Thursday, December 11, 2014

Move to Activism

1223:

Animal activists make it their business to look where others don’t look.  Many years ago, after I was advised to take a closer look at things, everything changed for me.  What I saw made me realise I’d been living in ignorance. It turned me vegan.  “If only others knew about this”, I said to myself, and I believed that others, once they knew, would obviously react as I did.

I was sure that others would be outraged enough to change their eating habits and their attitudes to ‘food’ animals, enough to boycott the Industry’s evil products.  But I was wrong.  When graphic footage was shown at prime time on TV, there must have been millions of people watching, so imagine the shock I got when there was NO surge of compassion, no Letters to the Editor, no exposé.  It got me wondering about people, particularly about all those responsible parents, elected politicians, appointed preachers and qualified teachers.  Why weren’t they revising their scripts?  Why weren’t they speaking up?  Why hadn’t I been told about any of this?  First, I got angry, and then I became very sad.  My belief in my world was crumbling, all those people I’d trusted to do what was right had let me down, and let down everybody who trusted them.

Now, some decades later, I’m still wondering who these people are, people with responsible positions in our society.  Why aren’t they teaching young people what they themselves must obviously know about?  It’s all common knowledge now, it’s not as if they missed that first news programme, because there have been many others since, showing graphic details of the routine cruelty and exploitation of animals on farms.  Perhaps it’s  because they are themselves part of the war against animals, perhaps they don’t want to know, or more particularly don’t want the kids to know.  Because if the young people found out that they’d been duped over this, it would reflect badly on the very people they trusted to tell them the truth.

As I moved into adulthood, or at least into a state of independence (shopping for food and clothing, cooking my own meals, etc), I began to focus on the job in hand.  The shock had passed, and now my gorge rose, and I was determined to make it my business to join with others who felt as I did, and expose the whole rotten business.

But I wanted our activism to work.  I was moving on from blaming ‘those who didn’t tell us’, because I started to realise there were just too many ‘out there’ who wanted to keep it all under wraps.  I realised that to be an effective activist for the animals, I’d need to give up the blame game.  No time to waste.  Simply draw up a simple instruction protocol and expect others to challenge it.

If adult people are acting like children, pretending not to know what to do, then perhaps we must tell them very simply how they ought to act: see how the pig is forced to live, and then drop pork; see how the battery system operates, and then drop eggs; see what goes on at the abattoir, then stop eating everything ‘with a face’.
         
This is a simple but powerful idea - imagining the face.  We might take a look at the face of an animal. If you’ve ever seen an animal at the abattoir, being led into the execution chamber, its face is unforgettable.  And from the face, the sounds - the sound she makes in her despair, with the machinery groaning alongside her, the harsh voices of humans around her, these are the saddest sounds.  What you see and hear in these places is gut wrenching.

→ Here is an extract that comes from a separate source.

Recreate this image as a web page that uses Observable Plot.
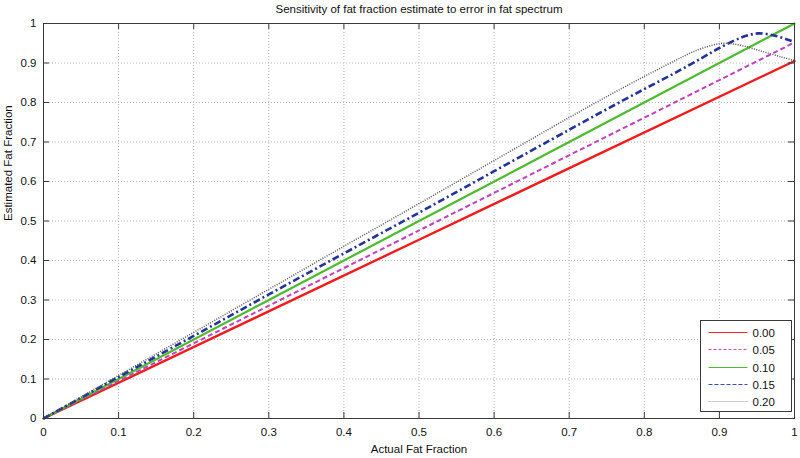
<!DOCTYPE html>
<html><head><meta charset="utf-8">
<script src="https://cdn.jsdelivr.net/npm/d3@7"></script>
<script src="https://cdn.jsdelivr.net/npm/@observablehq/plot@0.6"></script>
<style>body{margin:0;background:#fff}</style>
</head><body><div id="chart"></div>
<script>
const titleText = "Sensitivity of fat fraction estimate to error in fat spectrum";
const xLabelText = "Actual Fat Fraction";
const yLabelText = "Estimated Fat Fraction";
const seriesNames = ["0.00", "0.05", "0.10", "0.15", "0.20"];
const xTicks = [0, 0.1, 0.2, 0.3, 0.4, 0.5, 0.6, 0.7, 0.8, 0.9, 1];
const yTicks = [0, 0.1, 0.2, 0.3, 0.4, 0.5, 0.6, 0.7, 0.8, 0.9, 1];
const tickLabels = ["0", "0.1", "0.2", "0.3", "0.4", "0.5", "0.6", "0.7", "0.8", "0.9", "1"];

// series
const x00 = [0, 0.5, 1];
const y00 = [0, 0.4525, 0.905];
const x05 = [0, 0.5, 1];
const y05 = [0, 0.476, 0.952];
const x10 = [0, 0.5, 1];
const y10 = [0, 0.5, 1];
const x15 = [0, 0.1, 0.2, 0.3, 0.4, 0.5, 0.6, 0.7, 0.75, 0.8, 0.84, 0.876, 0.9, 0.93, 0.952, 0.974, 0.991, 1];
const y15 = [0, 0.105, 0.209, 0.314, 0.418, 0.521, 0.626, 0.731, 0.783, 0.834, 0.874, 0.912, 0.938, 0.965, 0.975, 0.969, 0.959, 0.953];
const x20 = [0, 0.1, 0.2, 0.3, 0.4, 0.5, 0.6, 0.7, 0.75, 0.8, 0.84, 0.86, 0.88, 0.905, 0.93, 0.956, 0.983, 1];
const y20 = [0, 0.109, 0.218, 0.327, 0.436, 0.544, 0.653, 0.762, 0.815, 0.866, 0.905, 0.924, 0.939, 0.950, 0.944, 0.930, 0.915, 0.906];

const toRows = (xs, ys) => xs.map((x, i) => ({x, y: ys[i]}));
const styles = [
  {stroke: "#f21a1a", strokeWidth: 2.4},
  {stroke: "#c23fbf", strokeWidth: 2, strokeDasharray: "5,3", strokeLinecap: "butt"},
  {stroke: "#4cbc2e", strokeWidth: 2.2},
  {stroke: "#23339b", strokeWidth: 2.6, strokeDasharray: "7,3,2,3", strokeLinecap: "butt"},
  {stroke: "#555", strokeWidth: 1.5, strokeDasharray: "1,1.4", strokeLinecap: "butt"}
];
const data = [toRows(x00, y00), toRows(x05, y05), toRows(x10, y10), toRows(x15, y15), toRows(x20, y20)];

const fmt = d => tickLabels[xTicks.indexOf(d)] ?? String(d);
const W = 800, H = 458, mL = 43, mR = 6, mT = 23, mB = 40;
const fw = W - mL - mR, fh = H - mT - mB;
const tk = 6;
const frameColor = "#3a3a3a";

const plot = Plot.plot({
  width: W, height: H,
  marginLeft: mL, marginRight: mR, marginTop: mT, marginBottom: mB,
  style: {fontFamily: "'Liberation Sans', Arial, sans-serif", fontSize: "11.5px", color: "#111", background: "#fff"},
  x: {domain: [0, 1]},
  y: {domain: [0, 1]},
  marks: [
    Plot.gridX(xTicks, {stroke: "#b8b8b8", strokeOpacity: 1, strokeDasharray: "1,2"}),
    Plot.gridY(yTicks, {stroke: "#b8b8b8", strokeOpacity: 1, strokeDasharray: "1,2"}),
    ...data.map((rows, i) => Plot.line(rows, {x: "x", y: "y", ...styles[i], curve: "catmull-rom"})),
    Plot.tickX(xTicks, {x: d => d, insetTop: fh - tk, stroke: frameColor}),
    Plot.tickX(xTicks, {x: d => d, insetBottom: fh - tk, stroke: frameColor}),
    Plot.tickY(yTicks, {y: d => d, insetRight: fw - tk, stroke: frameColor}),
    Plot.tickY(yTicks, {y: d => d, insetLeft: fw - tk, stroke: frameColor}),
    Plot.frame({stroke: frameColor}),
    Plot.axisX(xTicks, {tickSize: 0, tickPadding: 9, tickFormat: fmt, label: null}),
    Plot.axisY(yTicks, {tickSize: 0, tickPadding: 7, tickFormat: fmt, label: null}),
    Plot.text([titleText], {frameAnchor: "top", dy: -14, lineAnchor: "middle", fontSize: 11.5}),
    Plot.text([xLabelText], {frameAnchor: "bottom", dy: 31, lineAnchor: "middle", fontSize: 11.5}),
    Plot.text([yLabelText], {frameAnchor: "left", dx: -35, rotate: -90, lineAnchor: "middle", fontSize: 11.5})
  ]
});
document.getElementById("chart").appendChild(plot);

// legend
const svg = d3.select(plot);
const lg = svg.append("g").attr("font-family", "'Liberation Sans', Arial, sans-serif")
  .attr("font-size", 11.5).attr("text-anchor", "start");
const bx = 700.5, by = 320.5, bw = 91, bh = 91;
lg.append("rect").attr("x", bx).attr("y", by).attr("width", bw).attr("height", bh)
  .attr("fill", "#fff").attr("stroke", frameColor);
const legendStyles = [
  {stroke: "#ff2020", dash: null},
  {stroke: "#c24fc2", dash: "3,2"},
  {stroke: "#4cbc2e", dash: null},
  {stroke: "#3a4cc0", dash: "4,2"},
  {stroke: "#999", dash: "1,1"}
];
seriesNames.forEach((name, i) => {
  const yy = Math.round(by + 11.5 + i * 17.3) + 0.5;
  const l = lg.append("line").attr("x1", bx + 8).attr("x2", bx + 47).attr("y1", yy).attr("y2", yy)
    .attr("stroke", legendStyles[i].stroke).attr("stroke-width", 1);
  if (legendStyles[i].dash) l.attr("stroke-dasharray", legendStyles[i].dash);
  lg.append("text").attr("x", bx + 52).attr("y", yy).attr("dy", "0.35em")
    .attr("text-anchor", "start").attr("fill", "#111").text(name);
});
</script></body></html>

When I first saw it, it was enough to stop me in my tracks, make me check my habits, make me boycott, make me plant-base all my food and move on to activism.  At first, and for some time afterwards for me, it was a huge project, changing my food habits, then shoes and then certain articles of clothing.  And once I’d established the whole vegan ‘thing’ for myself, I looked out with fresh eyes at the animal cruelty and realised I’d left behind my need to be ‘fitting-in’ with other people - I had now lost faith in human nature, and that began to replace my anger and sadness and started to fuel my activism.  And later even that changed, because I began to see why, however bad things are, however disgusted at others’ behaviour we may be, that we should never give up on human nature. We should never stop seeing the potential in people.  Many of us have changed. Many others will change.  To give up on everyone would be the ultimate sadness.


We only have ourselves to set the standards for our activism, and on that standard rests the success or failure of our goal to liberate animals.  We’d better be very sure we’re not using all this as an excuse to vent our anger.  We’d better be certain it’s not about getting our revenge on the people we’ve lost faith in, because that will never help the animals to be liberated.